Fig. 11: Spatial join completed

After I dismiss the dialog box, I can look at the attributes for the Joined layer by right-clicking on the layer and selecting Open attribute table, where I can see the joined-on attributes:

Image by:

^{Fig. 12: Joined-on attributes watershed code (wsCOD_CUEN), name (wsNOM_CUEN), area (wsArea_km2)}

Finally, what about the summary of hydroelectric power by watershed? If I were using a spreadsheet program like LibreOffice Calc, I would use a pivot table to accomplish this task; certainly, that's possible—I can open the .dbf file for my Joined layer.

Image by:

^{Fig. 13: Calculating group totals: statistics by categories}

But QGIS has a lot of analysis tools.
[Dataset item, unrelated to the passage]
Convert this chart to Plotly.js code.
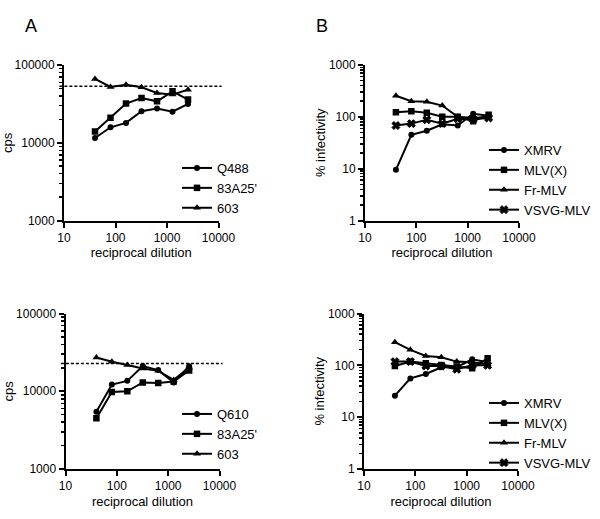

If I open the Processing Toolbox using the top menu's Processing item and searching for "group," I can see in Vector Analysis the tool Statistics by categories:

Image by:

^{Fig. 14: Calculating group totals: statistics by categories}

If I double-click on that tool, I see:

Image by:

^{Fig. 15: Setting up statistics by categories}

I've selected the "POTENCIA" field (i.e., the hydroelectric potential in megawatts) for calculating statistics. I've defined the field "wsNOM_CUEN" as containing the categories I want to summarize against. Clicking OK on the category selector and then Run creates a new attribute table layer, Statistics by category, on which I can right-click and select Open attribute table:

Hydroelectric power potential by watershed

Image by:

^{Fig. 16: Statistics by category}

For example, I can see that the Bueno River watershed ("Río Bueno") has a sum of 185.516MW of hydroelectric potential developed.

And that's it. To review, we've: learned how to install QGIS; learned a bit about vector geospatial data and geometric operations on such data; created a spatial join; and analyzed the results of the spatial join using something like pivot tables.